Requirements: Leaving out the pictures, retype the lines from the beginning of the listing through the line containing "const bottomTicks = [0, 1000, 2000, 3000];".
● ● ●
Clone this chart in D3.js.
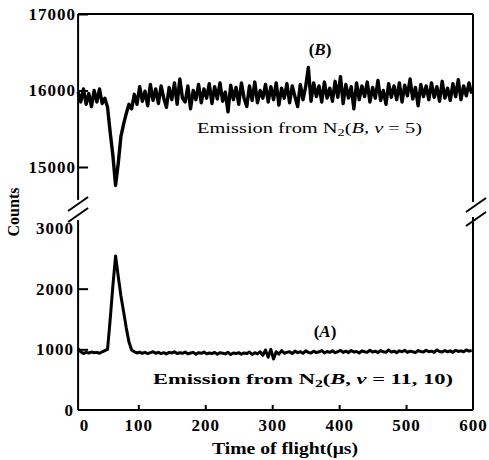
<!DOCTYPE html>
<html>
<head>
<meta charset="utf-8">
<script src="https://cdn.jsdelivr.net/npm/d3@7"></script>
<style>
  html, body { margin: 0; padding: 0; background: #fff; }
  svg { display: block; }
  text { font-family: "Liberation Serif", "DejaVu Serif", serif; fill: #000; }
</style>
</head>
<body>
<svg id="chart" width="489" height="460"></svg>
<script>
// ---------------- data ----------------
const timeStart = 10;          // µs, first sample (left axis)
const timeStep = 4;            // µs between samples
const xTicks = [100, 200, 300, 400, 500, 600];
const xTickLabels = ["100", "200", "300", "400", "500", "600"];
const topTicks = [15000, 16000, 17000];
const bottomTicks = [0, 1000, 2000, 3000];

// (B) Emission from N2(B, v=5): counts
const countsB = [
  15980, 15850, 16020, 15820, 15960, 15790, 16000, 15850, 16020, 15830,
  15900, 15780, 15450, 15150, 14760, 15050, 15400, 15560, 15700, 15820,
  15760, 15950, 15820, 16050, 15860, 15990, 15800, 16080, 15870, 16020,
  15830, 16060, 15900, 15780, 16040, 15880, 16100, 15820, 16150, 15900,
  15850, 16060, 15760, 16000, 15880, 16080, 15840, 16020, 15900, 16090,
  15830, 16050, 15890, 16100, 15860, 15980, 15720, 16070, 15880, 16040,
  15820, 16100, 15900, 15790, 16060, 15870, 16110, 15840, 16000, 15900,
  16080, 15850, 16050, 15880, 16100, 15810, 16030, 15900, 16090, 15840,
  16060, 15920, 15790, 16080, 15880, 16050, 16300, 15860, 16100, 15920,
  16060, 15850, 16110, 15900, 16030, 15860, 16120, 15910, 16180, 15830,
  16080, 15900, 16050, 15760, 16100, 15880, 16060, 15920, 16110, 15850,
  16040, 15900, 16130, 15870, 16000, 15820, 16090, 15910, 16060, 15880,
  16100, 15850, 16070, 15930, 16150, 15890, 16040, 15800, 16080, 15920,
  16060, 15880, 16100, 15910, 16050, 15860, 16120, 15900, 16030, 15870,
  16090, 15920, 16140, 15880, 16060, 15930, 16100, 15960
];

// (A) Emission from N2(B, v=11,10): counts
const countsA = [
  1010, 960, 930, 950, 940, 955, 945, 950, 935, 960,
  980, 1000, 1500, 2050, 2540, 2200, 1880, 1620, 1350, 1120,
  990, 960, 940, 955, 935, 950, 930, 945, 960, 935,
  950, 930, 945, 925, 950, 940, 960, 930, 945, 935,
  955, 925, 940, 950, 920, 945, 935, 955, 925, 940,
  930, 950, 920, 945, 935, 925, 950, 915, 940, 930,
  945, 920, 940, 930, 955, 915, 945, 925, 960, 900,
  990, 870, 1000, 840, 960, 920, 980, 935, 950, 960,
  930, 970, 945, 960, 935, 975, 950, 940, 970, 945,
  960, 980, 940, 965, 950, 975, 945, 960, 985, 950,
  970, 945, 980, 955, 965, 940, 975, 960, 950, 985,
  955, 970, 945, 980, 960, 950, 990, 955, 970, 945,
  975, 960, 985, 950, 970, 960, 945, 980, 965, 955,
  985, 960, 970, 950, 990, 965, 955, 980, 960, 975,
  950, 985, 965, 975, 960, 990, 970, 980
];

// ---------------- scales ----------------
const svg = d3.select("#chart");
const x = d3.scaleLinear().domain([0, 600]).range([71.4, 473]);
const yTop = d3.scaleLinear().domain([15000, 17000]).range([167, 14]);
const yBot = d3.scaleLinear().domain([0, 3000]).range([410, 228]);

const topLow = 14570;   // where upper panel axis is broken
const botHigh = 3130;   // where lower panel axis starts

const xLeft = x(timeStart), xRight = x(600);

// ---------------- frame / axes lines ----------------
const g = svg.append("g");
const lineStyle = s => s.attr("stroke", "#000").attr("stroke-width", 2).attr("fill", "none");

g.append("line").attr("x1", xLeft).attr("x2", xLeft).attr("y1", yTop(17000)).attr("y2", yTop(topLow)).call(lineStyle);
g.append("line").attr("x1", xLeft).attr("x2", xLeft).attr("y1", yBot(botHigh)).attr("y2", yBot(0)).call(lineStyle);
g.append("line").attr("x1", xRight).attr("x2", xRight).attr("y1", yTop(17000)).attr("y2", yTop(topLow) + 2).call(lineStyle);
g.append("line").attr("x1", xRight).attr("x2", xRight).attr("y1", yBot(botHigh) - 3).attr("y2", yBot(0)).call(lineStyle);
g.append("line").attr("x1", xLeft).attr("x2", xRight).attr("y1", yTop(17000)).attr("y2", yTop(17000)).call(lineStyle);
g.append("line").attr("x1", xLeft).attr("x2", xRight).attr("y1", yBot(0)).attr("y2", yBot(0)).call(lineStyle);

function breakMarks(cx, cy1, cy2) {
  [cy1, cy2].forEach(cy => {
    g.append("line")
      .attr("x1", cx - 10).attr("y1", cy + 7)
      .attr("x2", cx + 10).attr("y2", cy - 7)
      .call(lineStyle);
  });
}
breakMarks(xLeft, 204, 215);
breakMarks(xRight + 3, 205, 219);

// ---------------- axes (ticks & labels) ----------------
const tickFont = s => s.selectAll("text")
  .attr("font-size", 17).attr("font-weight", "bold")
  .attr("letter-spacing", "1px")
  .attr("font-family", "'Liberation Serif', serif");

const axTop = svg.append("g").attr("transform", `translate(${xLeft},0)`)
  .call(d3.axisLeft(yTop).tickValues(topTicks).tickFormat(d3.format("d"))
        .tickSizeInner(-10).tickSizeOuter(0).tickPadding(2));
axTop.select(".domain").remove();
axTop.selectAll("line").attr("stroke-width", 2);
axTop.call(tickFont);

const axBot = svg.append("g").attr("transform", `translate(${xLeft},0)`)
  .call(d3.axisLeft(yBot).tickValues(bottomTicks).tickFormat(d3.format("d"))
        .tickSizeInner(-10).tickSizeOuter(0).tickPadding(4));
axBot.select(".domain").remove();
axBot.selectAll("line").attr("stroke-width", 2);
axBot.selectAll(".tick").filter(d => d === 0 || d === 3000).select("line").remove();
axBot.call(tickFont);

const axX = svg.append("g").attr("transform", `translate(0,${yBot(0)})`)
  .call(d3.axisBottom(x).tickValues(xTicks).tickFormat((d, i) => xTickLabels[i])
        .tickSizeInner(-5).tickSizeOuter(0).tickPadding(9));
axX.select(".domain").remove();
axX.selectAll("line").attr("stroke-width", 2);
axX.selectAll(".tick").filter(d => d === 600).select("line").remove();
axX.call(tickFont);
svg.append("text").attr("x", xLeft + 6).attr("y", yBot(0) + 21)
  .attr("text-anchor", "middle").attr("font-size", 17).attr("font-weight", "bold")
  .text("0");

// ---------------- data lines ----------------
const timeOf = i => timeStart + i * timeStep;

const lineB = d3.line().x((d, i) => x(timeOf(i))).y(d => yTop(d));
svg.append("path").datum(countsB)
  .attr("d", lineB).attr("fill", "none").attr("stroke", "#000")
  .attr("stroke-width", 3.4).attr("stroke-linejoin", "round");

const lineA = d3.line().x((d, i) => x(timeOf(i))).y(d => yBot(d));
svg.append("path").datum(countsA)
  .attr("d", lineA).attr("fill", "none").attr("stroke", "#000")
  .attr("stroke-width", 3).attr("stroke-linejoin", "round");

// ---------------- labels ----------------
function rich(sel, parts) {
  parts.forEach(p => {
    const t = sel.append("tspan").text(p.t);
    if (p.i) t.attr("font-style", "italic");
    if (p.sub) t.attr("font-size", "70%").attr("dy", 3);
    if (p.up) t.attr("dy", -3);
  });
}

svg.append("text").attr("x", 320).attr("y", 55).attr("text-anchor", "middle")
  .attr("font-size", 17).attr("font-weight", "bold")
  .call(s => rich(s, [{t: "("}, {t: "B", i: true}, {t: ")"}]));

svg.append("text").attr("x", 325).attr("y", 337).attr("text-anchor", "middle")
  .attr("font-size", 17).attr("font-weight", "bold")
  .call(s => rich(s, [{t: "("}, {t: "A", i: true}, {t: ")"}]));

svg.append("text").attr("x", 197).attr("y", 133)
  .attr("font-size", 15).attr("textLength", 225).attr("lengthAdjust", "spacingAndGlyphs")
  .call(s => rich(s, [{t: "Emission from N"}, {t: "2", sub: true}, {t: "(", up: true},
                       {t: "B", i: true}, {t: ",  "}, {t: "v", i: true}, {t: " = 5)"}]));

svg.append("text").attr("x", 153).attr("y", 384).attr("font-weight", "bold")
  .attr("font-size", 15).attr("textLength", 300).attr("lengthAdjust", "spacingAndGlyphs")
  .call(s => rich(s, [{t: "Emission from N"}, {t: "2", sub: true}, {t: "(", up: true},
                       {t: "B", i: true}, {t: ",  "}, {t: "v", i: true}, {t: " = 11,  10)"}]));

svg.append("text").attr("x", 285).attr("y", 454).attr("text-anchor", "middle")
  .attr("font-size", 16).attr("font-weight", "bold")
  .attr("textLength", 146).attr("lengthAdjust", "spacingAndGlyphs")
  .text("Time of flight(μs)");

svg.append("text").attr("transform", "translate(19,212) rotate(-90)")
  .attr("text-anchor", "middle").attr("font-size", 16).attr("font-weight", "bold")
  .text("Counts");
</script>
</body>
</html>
● ● ●
Final result:
Clone this chart in D3.js.
<!DOCTYPE html>
<html>
<head>
<meta charset="utf-8">
<script src="https://cdn.jsdelivr.net/npm/d3@7"></script>
<style>
  html, body { margin: 0; padding: 0; background: #fff; }
  svg { display: block; }
  text { font-family: "Liberation Serif", "DejaVu Serif", serif; fill: #000; }
</style>
</head>
<body>
<svg id="chart" width="489" height="460"></svg>
<script>
// ---------------- data ----------------
const timeStart = 10;          // µs, first sample (left axis)
const timeStep = 4;            // µs between samples
const xTicks = [100, 200, 300, 400, 500, 600];
const xTickLabels = ["100", "200", "300", "400", "500", "600"];
const topTicks = [15000, 16000, 17000];
const bottomTicks = [0, 1000, 2000, 3000];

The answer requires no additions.